Getting your groove on is good medicine

04/04/2011

Finnerud_dancing Anybody want to dance? 

Dancing has never been a fad … indeed it’s likely one of the first arts human beings created … but even so it seems like there’s a lot of it coming up today.  Turn on your television and what do you see?  Dancing with the Stars, America’s Best Dance Crew, So You Think You Can Dance …

Much of this has the reputation as being just reality TV, but could it also be an expression of something joyful, even healthy? 

In a recent article, Psychology today spoke to the mounting and compelling evidence suggesting that “getting your groove on” is psychologically, physically, and spiritually invigorating. 

Researchers at the University of New England looked at the effects of “tango dancing” over a period of six weeks with people diagnosed with depression and other mental health issues. Researcher Rosa Pinniger found that tango dancing with a partner is an effective alternative therapy for those suffering from anxiety and depression. Tango dancing was found to interrupt the negative cyclic thought patterns through the practice of “mindful awareness” and connection with one’s partner and the dance routine. Through the mindfulness practices that the tango dance requires, participants experienced freedom from their detrimental thought patterns that led to the symptoms of anxiety and depression.

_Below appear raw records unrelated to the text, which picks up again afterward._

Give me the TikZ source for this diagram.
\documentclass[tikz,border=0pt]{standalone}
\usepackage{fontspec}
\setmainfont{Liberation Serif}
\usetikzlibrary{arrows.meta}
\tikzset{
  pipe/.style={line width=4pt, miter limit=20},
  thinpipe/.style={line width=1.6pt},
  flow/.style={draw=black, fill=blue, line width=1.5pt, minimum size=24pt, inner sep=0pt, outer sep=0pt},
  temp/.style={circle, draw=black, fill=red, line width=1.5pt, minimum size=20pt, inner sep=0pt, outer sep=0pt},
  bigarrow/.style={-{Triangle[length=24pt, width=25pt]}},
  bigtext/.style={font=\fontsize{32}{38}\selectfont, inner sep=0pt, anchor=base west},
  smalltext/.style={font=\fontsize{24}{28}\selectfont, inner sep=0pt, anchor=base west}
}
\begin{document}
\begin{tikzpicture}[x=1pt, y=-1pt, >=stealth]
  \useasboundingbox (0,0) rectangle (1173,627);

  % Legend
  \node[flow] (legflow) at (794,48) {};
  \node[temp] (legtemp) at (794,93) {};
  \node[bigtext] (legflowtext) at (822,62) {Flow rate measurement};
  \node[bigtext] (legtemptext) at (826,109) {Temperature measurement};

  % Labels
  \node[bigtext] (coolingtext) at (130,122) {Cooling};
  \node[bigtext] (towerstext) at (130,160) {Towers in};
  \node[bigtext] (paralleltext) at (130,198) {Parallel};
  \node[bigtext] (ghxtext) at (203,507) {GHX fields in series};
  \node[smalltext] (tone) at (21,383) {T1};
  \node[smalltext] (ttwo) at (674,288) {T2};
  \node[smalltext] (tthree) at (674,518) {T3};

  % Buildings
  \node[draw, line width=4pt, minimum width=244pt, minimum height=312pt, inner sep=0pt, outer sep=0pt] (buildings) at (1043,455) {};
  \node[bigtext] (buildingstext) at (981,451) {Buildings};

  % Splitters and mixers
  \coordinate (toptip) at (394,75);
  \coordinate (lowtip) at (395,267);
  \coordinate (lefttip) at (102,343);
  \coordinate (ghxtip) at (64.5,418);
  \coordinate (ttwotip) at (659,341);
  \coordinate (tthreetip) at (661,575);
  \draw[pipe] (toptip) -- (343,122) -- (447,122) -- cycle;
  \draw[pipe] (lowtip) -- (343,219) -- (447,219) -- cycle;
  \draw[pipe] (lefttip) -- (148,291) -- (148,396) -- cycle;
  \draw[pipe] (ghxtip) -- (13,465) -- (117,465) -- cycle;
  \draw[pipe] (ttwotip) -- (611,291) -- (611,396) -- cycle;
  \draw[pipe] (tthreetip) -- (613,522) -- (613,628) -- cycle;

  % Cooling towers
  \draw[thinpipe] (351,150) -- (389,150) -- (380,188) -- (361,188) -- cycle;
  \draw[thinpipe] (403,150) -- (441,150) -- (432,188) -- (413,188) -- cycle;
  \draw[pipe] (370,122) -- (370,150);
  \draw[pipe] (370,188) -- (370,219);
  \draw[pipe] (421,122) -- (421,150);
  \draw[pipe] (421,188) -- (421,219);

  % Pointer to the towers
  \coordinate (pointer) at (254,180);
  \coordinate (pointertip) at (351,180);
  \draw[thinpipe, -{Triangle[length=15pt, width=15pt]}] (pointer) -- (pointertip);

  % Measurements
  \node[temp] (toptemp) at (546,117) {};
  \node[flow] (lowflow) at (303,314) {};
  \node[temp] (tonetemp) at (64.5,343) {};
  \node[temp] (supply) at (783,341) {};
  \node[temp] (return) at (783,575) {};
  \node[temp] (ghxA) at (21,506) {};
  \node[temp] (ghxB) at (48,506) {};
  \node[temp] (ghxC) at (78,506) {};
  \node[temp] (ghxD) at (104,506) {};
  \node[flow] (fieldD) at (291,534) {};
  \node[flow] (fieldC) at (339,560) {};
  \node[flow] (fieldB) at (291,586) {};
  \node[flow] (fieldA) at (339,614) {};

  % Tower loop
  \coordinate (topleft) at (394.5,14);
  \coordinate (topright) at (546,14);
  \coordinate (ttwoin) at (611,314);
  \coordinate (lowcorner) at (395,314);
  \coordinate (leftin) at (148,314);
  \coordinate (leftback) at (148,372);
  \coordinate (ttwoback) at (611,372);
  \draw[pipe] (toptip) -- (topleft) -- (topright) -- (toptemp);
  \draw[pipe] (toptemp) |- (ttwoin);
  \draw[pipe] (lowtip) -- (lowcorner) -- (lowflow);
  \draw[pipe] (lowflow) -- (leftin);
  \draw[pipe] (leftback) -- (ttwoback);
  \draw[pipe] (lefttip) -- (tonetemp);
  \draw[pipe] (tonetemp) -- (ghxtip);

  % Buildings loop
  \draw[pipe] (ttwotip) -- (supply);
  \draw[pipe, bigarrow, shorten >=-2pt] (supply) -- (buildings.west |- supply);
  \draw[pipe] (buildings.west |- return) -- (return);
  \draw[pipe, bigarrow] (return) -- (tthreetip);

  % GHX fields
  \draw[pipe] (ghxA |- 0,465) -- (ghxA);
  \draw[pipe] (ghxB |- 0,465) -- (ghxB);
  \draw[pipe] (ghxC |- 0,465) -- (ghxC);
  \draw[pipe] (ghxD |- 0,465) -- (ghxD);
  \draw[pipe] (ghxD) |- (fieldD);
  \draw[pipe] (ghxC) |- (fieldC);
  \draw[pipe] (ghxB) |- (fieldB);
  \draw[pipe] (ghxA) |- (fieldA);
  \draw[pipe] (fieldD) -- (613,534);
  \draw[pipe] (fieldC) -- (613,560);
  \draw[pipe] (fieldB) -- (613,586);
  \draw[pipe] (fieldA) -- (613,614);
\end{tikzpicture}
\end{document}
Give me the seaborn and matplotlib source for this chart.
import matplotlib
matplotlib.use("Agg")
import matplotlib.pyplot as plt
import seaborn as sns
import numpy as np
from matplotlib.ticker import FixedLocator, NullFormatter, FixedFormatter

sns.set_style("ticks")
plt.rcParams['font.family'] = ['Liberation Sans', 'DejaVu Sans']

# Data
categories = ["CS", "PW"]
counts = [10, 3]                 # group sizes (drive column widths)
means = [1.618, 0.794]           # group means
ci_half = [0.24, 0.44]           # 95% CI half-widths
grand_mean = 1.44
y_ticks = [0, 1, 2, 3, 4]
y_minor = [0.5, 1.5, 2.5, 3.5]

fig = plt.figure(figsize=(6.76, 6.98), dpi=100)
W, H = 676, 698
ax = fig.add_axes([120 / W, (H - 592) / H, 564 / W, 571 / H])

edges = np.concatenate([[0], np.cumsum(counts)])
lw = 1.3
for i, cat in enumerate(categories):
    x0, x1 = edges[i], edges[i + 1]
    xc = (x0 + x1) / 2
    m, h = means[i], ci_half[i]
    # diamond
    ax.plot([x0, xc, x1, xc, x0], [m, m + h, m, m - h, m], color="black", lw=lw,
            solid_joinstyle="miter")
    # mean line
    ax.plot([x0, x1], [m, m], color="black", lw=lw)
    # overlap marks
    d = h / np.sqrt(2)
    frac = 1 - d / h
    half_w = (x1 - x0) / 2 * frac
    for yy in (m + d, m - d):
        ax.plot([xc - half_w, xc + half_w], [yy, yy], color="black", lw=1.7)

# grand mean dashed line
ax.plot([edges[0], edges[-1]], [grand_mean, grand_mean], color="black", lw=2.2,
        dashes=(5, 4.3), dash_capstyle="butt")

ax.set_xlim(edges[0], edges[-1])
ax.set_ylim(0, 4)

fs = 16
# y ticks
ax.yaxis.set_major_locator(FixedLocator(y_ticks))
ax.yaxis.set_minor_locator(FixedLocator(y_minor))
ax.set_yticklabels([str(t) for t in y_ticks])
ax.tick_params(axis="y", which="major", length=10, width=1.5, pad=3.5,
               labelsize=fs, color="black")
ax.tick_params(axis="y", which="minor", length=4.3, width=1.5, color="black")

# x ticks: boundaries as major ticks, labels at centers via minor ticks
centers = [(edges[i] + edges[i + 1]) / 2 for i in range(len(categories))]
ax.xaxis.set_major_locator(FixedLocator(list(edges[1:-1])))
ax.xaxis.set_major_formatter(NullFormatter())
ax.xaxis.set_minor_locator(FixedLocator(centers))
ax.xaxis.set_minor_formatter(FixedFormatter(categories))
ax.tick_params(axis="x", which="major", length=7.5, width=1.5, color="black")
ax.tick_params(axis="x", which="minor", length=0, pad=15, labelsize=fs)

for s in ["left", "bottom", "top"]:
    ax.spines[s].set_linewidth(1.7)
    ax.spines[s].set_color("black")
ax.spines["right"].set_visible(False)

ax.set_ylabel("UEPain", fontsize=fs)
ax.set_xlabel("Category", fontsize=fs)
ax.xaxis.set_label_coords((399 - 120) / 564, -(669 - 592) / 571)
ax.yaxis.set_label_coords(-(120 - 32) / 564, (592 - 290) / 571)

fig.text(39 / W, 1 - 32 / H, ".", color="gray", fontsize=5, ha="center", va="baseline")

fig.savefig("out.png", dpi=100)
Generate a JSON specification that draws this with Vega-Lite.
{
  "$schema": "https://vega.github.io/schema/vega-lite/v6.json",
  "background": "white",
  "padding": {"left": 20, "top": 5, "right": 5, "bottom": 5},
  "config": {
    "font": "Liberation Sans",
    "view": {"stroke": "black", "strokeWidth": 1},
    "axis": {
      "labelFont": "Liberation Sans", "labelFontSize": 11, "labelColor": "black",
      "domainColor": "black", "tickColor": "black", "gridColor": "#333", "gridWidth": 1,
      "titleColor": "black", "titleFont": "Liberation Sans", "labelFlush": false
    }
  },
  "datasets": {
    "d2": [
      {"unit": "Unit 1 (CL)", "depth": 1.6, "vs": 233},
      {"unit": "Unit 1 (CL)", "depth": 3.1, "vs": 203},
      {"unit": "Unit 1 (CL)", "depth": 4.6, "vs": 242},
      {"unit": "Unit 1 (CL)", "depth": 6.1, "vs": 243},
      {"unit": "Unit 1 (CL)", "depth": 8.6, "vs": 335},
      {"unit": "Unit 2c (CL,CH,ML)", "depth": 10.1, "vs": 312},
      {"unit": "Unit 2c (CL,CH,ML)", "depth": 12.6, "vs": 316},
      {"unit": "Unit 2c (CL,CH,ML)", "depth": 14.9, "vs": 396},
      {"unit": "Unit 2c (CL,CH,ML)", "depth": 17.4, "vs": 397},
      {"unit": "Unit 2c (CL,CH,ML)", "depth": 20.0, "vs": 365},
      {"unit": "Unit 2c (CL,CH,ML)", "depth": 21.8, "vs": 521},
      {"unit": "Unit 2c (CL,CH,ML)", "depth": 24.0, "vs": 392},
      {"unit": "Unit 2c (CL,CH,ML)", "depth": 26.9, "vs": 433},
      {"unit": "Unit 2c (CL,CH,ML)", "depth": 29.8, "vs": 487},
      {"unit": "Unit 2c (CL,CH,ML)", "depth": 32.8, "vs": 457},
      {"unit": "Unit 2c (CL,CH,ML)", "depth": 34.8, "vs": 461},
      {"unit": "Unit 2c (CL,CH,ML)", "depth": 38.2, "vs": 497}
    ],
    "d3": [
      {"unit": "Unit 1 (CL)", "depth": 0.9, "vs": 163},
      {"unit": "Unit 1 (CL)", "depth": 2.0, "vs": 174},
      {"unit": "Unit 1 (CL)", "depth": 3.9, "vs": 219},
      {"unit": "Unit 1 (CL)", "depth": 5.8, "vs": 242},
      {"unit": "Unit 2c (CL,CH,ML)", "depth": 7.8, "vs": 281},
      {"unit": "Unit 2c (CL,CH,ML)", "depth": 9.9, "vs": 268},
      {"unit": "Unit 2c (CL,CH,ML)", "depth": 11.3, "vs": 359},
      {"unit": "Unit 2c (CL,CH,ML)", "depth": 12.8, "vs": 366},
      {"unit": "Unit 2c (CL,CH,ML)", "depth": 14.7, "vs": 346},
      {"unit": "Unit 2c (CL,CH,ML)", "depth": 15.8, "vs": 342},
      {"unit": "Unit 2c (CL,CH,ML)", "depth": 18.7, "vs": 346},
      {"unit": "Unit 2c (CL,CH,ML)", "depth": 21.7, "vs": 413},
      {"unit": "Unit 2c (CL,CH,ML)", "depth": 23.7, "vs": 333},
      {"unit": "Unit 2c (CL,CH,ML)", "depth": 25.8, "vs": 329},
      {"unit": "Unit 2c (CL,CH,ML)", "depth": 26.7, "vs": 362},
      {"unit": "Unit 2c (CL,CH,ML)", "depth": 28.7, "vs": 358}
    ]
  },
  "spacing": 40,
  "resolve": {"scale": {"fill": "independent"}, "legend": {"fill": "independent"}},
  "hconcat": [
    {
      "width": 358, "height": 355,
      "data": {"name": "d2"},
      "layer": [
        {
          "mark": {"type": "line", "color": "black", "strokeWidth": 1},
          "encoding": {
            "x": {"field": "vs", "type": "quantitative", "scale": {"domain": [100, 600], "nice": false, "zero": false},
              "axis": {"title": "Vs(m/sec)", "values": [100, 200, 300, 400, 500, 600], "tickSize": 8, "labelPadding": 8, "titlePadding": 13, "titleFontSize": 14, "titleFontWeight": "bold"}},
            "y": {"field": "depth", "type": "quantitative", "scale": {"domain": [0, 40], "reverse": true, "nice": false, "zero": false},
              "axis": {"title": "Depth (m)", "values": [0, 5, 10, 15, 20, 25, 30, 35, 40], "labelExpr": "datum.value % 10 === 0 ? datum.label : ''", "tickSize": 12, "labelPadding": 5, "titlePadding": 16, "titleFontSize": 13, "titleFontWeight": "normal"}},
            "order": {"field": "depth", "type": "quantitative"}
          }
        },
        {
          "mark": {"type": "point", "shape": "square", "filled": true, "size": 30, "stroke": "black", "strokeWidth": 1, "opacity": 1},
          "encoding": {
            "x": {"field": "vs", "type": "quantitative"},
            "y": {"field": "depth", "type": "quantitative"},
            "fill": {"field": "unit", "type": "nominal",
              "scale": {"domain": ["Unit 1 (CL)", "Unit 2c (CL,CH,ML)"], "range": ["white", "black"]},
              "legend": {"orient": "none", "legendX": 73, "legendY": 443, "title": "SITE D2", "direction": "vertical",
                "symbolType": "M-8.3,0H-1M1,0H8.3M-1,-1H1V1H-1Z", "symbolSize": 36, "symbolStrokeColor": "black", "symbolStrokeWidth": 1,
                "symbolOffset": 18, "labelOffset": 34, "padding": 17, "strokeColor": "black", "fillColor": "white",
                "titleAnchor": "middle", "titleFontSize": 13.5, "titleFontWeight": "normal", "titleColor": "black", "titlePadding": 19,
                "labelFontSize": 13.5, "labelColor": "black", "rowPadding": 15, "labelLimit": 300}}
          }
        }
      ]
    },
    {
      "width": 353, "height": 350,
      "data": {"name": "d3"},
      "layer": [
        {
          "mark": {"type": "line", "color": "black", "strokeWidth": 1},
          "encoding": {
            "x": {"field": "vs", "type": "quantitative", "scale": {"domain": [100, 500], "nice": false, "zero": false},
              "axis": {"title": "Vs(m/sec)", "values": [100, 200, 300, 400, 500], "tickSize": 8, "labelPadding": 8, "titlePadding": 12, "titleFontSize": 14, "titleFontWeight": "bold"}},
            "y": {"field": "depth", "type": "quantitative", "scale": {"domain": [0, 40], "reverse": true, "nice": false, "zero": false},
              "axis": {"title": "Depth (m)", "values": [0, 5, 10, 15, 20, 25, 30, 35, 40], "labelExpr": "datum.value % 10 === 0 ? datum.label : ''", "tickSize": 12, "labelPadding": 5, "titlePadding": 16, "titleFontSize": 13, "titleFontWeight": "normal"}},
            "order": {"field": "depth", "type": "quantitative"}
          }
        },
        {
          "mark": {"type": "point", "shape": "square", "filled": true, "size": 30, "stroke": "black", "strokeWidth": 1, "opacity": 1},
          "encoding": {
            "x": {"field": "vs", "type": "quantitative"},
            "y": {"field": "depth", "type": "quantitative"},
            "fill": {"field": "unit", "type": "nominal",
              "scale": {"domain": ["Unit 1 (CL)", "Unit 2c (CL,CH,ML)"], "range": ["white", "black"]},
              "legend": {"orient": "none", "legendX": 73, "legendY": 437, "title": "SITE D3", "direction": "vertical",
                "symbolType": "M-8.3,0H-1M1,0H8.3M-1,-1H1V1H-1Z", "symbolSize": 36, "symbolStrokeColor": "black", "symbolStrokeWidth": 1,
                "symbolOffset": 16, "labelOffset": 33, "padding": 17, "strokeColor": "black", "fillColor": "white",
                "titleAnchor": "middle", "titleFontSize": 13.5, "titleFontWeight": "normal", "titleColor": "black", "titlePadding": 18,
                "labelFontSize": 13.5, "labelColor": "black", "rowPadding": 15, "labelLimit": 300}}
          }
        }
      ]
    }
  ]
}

The expressivity inherent in tango and other dance exercise regimens help people release emotions that have been “stored” in the body; keeping it all in the body can have deleterious health effects.  Indeed, Zumba, body movement, and other creative arts practices are increasingly becoming part of the realm of psychotherapeutic practice under the umbrella of expressive arts therapies. Leading the revolution in training expressive arts therapists is Dr. Natalie Rogers, daughter of the late humanist Carl Rogers.